For many, Christmas is associated with time away from work, and a home filled with family and friends enjoying a meal and one another’s time. But for a portion of the population, the festive season is one of the most difficult times of year, and instead of being a chance to give thanks, it magnifies all that they have lost.
Senior mental health clinician Helen Andrianakis knows what this alternative picture looks like all too well. In her line of work, when Christmas rolls around, she hits the streets armed with donations and hands out care packages to those doing it tough.
“I did the hamper outreach this week and it was really heartbreaking,” Helen told Neos Kosmos.
“I’m seeing a lot of sadness, a lot of disappointment, a lot of neglect, a lot of people are in pain. Lots of people are saying they’ve got nowhere to go for Christmas; they’ve got no family.”
While there are services available such as the big lunch put on at the MCG, she says it doesn’t compare to being in your own home, with your own people.
With the generous care packs put together by the ladies of the Philoptochos Society from Coburg Greek Orthodox Church, over a two-week period she has given out more than 2,000 hampers while on outreach.
The circumstances of those in need are many and varied, says Helen, and perhaps a reality that could be closer to home than many realise.
“The message I want the community to sit back and think is ‘this could be us’,” she urged.
“Every day that I approach a client I put myself in their position – that could be me. We could easily lose everything, because once upon a time, they were high fliers too. We’re not just talking about people using heavy substances but people who have lost their homes and become homeless; they have lost their businesses and have nothing; or given everything to their children and then they’re booted out of their homes; or, their wives and husbands have died and they go and live with their children who end up saying sorry I can’t cope with you.”
For those who are in a position to do so, making a difference in someone’s life at this time of year can be as simple as going through the pantry or cleaning out that wardrobe you’ve been meaning to sort through all year, and seeing if there are any extras that can be given a new home.
“They can put together packs with anything from toiletry items, socks, clothing, tuna, drinks, nuts, little cheese packs, even toys for the children,” she said.
While these daily items are by no means a luxury for the average person, Helen says that receiving these packages means the world, and above all, shows that they haven’t been forgotten.
“I don’t just drop them off and go away; I sit there and try and have a consultation with them, try and talk to them, ask them what they’re doing on Christmas Day and tell them what will be open. I know I can’t fix the world, but I make sure that at least with the things that I know are available, I can help out,” she says.
While Helen admits to seeing some dire situations at work, nothing fills her with hope more than people’s willingness to help, and so far this Christmas has been blown away by people’s generosity.
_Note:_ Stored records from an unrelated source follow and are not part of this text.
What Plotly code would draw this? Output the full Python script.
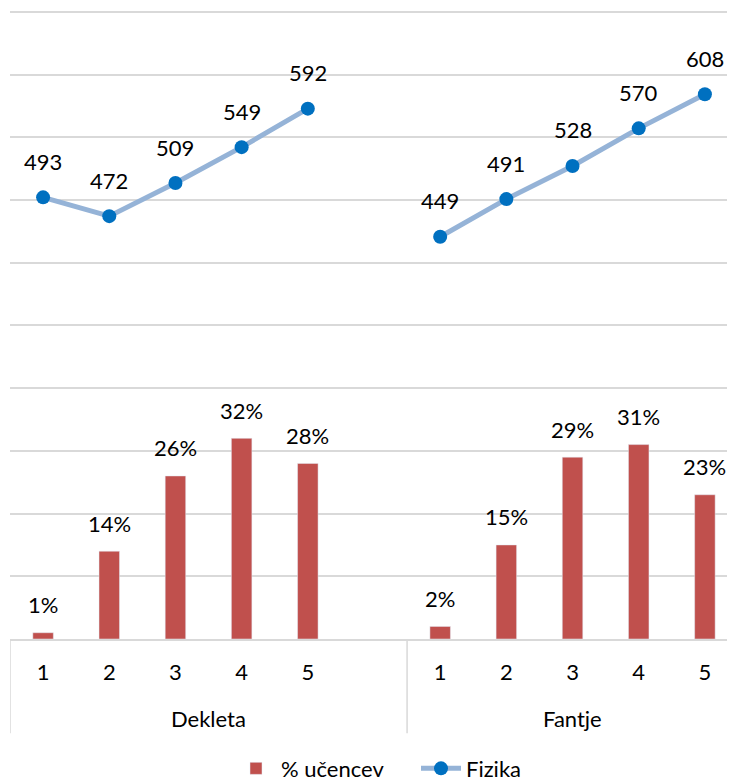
import plotly.graph_objects as go

# ---- data ----
groups = ["Dekleta", "Fantje"]
tick_labels = ["1", "2", "3", "4", "5", "", "1", "2", "3", "4", "5"]
pct_ucencev = [1, 14, 26, 32, 28, None, 2, 15, 29, 31, 23]
fizika = [493, 472, 509, 549, 592, None, 449, 491, 528, 570, 608]

x = list(range(len(tick_labels)))
FONT = "Lato"
FS = 22
GRID = "#D9D9D9"

fig = go.Figure()
fig.add_trace(go.Bar(
    x=x, y=pct_ucencev, name="% učencev", marker_color="#C0504D",
    width=0.31, yaxis="y", hoverinfo="skip",
))
fig.add_trace(go.Scatter(
    x=x, y=fizika, name="Fizika", mode="lines+markers", yaxis="y2",
    line=dict(color="#95B3D7", width=5),
    marker=dict(color="#0070C0", size=14),
    connectgaps=False, hoverinfo="skip",
))

ann = []
for xi, v in zip(x, pct_ucencev):
    if v is None:
        continue
    ann.append(dict(x=xi, y=v, xref="x", yref="y", text=f"{v}%", showarrow=False,
                    yanchor="middle", yshift=28, font=dict(family=FONT, size=FS, color="#000")))
for xi, v in zip(x, fizika):
    if v is None:
        continue
    ann.append(dict(x=xi, y=v, xref="x", yref="y2", text=f"{v}", showarrow=False,
                    yanchor="middle", yshift=36, font=dict(family=FONT, size=FS, color="#000")))
# group labels
for name, cx in zip(groups, [2.5, 8.0]):
    ann.append(dict(x=cx, y=-0.1256, xref="x", yref="paper", text=name, showarrow=False,
                    yanchor="middle", font=dict(family=FONT, size=FS, color="#000")))

shapes = []
for dx in [-0.5, 5.5]:
    shapes.append(dict(type="line", xref="x", yref="paper", x0=dx, x1=dx, y0=0, y1=-0.15,
                       line=dict(color=GRID, width=1.5)))

fig.update_layout(
    width=727, height=775,
    margin=dict(l=2, r=0, t=2, b=144, autoexpand=False),
    paper_bgcolor="white", plot_bgcolor="white",
    font=dict(family=FONT, size=FS, color="#000"),
    showlegend=True,
    legend=dict(orientation="h", x=0.56, xanchor="center", y=-0.206, yanchor="middle",
                font=dict(family=FONT, size=FS, color="#000"), itemwidth=40,
                entrywidth=130, entrywidthmode="pixels"),
    xaxis=dict(range=[-0.5, 10.455], tickmode="array", tickvals=x, ticktext=tick_labels,
               showgrid=False, zeroline=False, showline=True, linecolor=GRID, linewidth=1.5,
               ticks="", ticklabelstandoff=13, tickfont=dict(family=FONT, size=FS, color="#000"),
               fixedrange=True),
    yaxis=dict(range=[0, 100.3], dtick=10, tick0=0, showgrid=True, gridcolor=GRID, gridwidth=1.5,
               zeroline=False, showticklabels=False, ticks=""),
    yaxis2=dict(range=[0, 702.1], overlaying="y", side="right", showgrid=False, zeroline=False,
                showticklabels=False, ticks="", visible=False),
    annotations=ann,
    shapes=shapes,
)

fig.write_html("out.html")
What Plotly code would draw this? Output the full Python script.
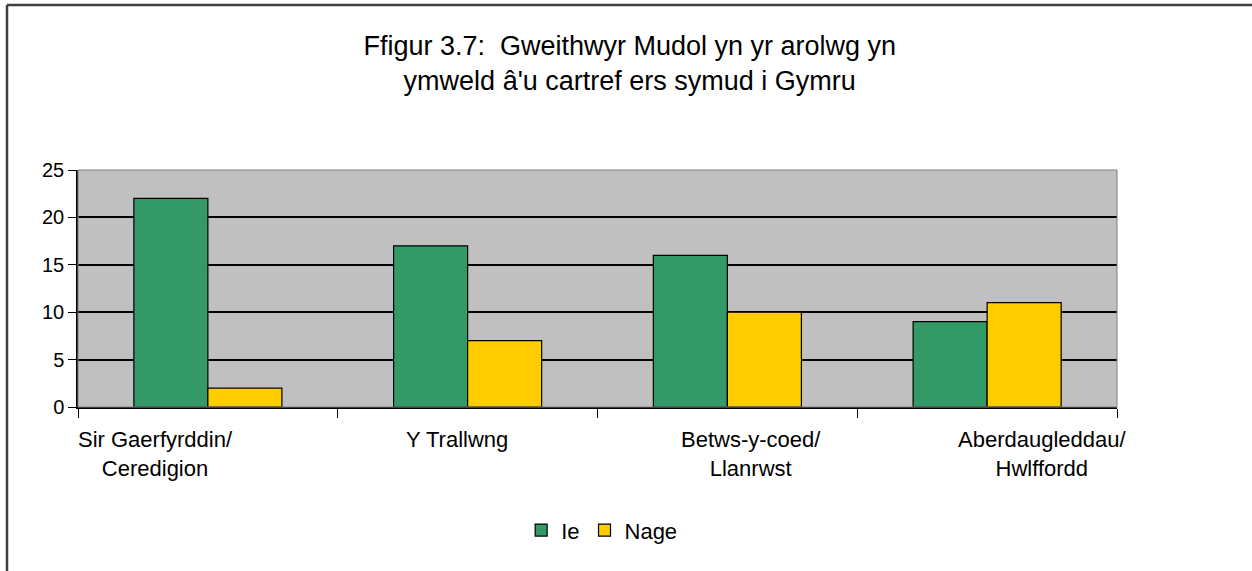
import plotly.graph_objects as go

# Data
ardaloedd = ['Sir Gaerfyrddin/<br>Ceredigion', 'Y Trallwng', 'Betws-y-coed/<br>Llanrwst',
             'Aberdaugleddau/<br>Hwlffordd']
ie = [22, 17, 16, 9]
nage = [2, 7, 10, 11]
yticks = [0, 5, 10, 15, 20, 25]
# small horizontal shift of each label, as in the original Excel layout
label_shift = [-0.2, -0.04, 0.09, 0.21]

FONT = 'Liberation Sans, Arial, sans-serif'

fig = go.Figure()
fig.add_trace(go.Bar(x=list(range(len(ardaloedd))), y=ie, name='Ie',
                     marker=dict(color='#339966', line=dict(color='black', width=1.2))))
fig.add_trace(go.Bar(x=list(range(len(ardaloedd))), y=nage, name='Nage',
                     marker=dict(color='#FFCC00', line=dict(color='black', width=1.2))))

# category labels below the axis
for i, lab in enumerate(ardaloedd):
    fig.add_annotation(x=i + label_shift[i], xref='x', y=-0.075, yref='paper',
                       text=lab, showarrow=False, yanchor='top',
                       font=dict(family=FONT, size=22, color='black'))

# gray plot border (top / right), axes drawn in black on top
fig.add_shape(type='rect', xref='paper', yref='paper', x0=0, x1=1, y0=0, y1=1,
              line=dict(color='#808080', width=1), layer='above')
# outer frame lines (top and left of the chart box)
top = (407 - 5) / 237
left = (7 - 78) / 1039
fig.add_shape(type='line', xref='paper', yref='paper', x0=left, x1=1.14,
              y0=top, y1=top, line=dict(color='#404040', width=2.5))
fig.add_shape(type='line', xref='paper', yref='paper', x0=left, x1=left,
              y0=-0.8, y1=top, line=dict(color='#404040', width=2.5))

fig.update_layout(
    width=1252, height=571,
    margin=dict(l=78, r=135, t=170, b=164),
    paper_bgcolor='white', plot_bgcolor='#C0C0C0',
    barmode='group', bargap=0.43, bargroupgap=0,
    font=dict(family=FONT, size=20, color='black'),
    title=dict(text='Ffigur 3.7:\u00a0 Gweithwyr Mudol yn yr arolwg yn<br>ymweld â\'u cartref ers symud i Gymru',
               x=0.503, xref='container', xanchor='center', y=0.903, yref='container', yanchor='middle',
               font=dict(family=FONT, size=27, color='black')),
    legend=dict(orientation='h', x=0.504, xanchor='center', y=-0.52, yanchor='middle',
                font=dict(family=FONT, size=22), itemwidth=30, traceorder='normal'),
    showlegend=True,
)
fig.update_xaxes(type='category', tickmode='array', tickvals=list(range(len(ardaloedd))),
                 ticktext=[''] * len(ardaloedd), tickson='boundaries', ticks='outside',
                 ticklen=9, tickcolor='black', showline=True, linecolor='black', linewidth=1.5,
                 showgrid=False, range=[-0.5, 3.5])
fig.update_yaxes(range=[0, 25], tickvals=yticks, ticks='outside', ticklen=8, tickcolor='black',
                 showline=True, linecolor='black', linewidth=1.5, gridcolor='black', gridwidth=1.5,
                 zeroline=False, tickfont=dict(size=20))

fig.write_html('out.html', config={'displayModeBar': False},
               post_script="document.body.style.margin='0';")
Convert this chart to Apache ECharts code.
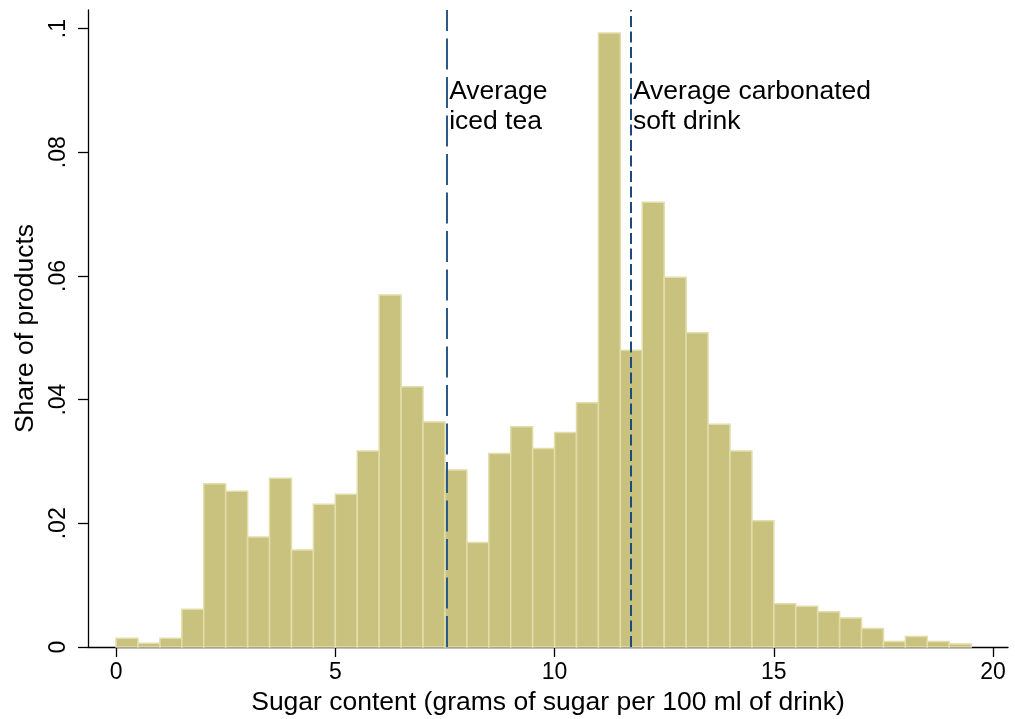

“I just couldn’t believe the amount of generosity that was offered through the Church and through their friends. The amount of support that was offered … it was a delight.”
The collection round for Christmas Day has already been completed, but for those wanting to donate, Helen will be doing another collection round on Boxing Day and again during the first two weeks of January.
To donate goods, call Helen Andrianakis on 0403 503 678.
* Helen also works with children with complex care needs battling addiction passed on in the womb through their mothers. To do her part, she has launched the Lean On Me campaign to raise much-needed funds.
“The money goes towards the little children, but also to the disadvantaged mothers and families who have children born with an addiction; we go out and buy what they need, like nappies, formulas, and sustenance,” says Helen.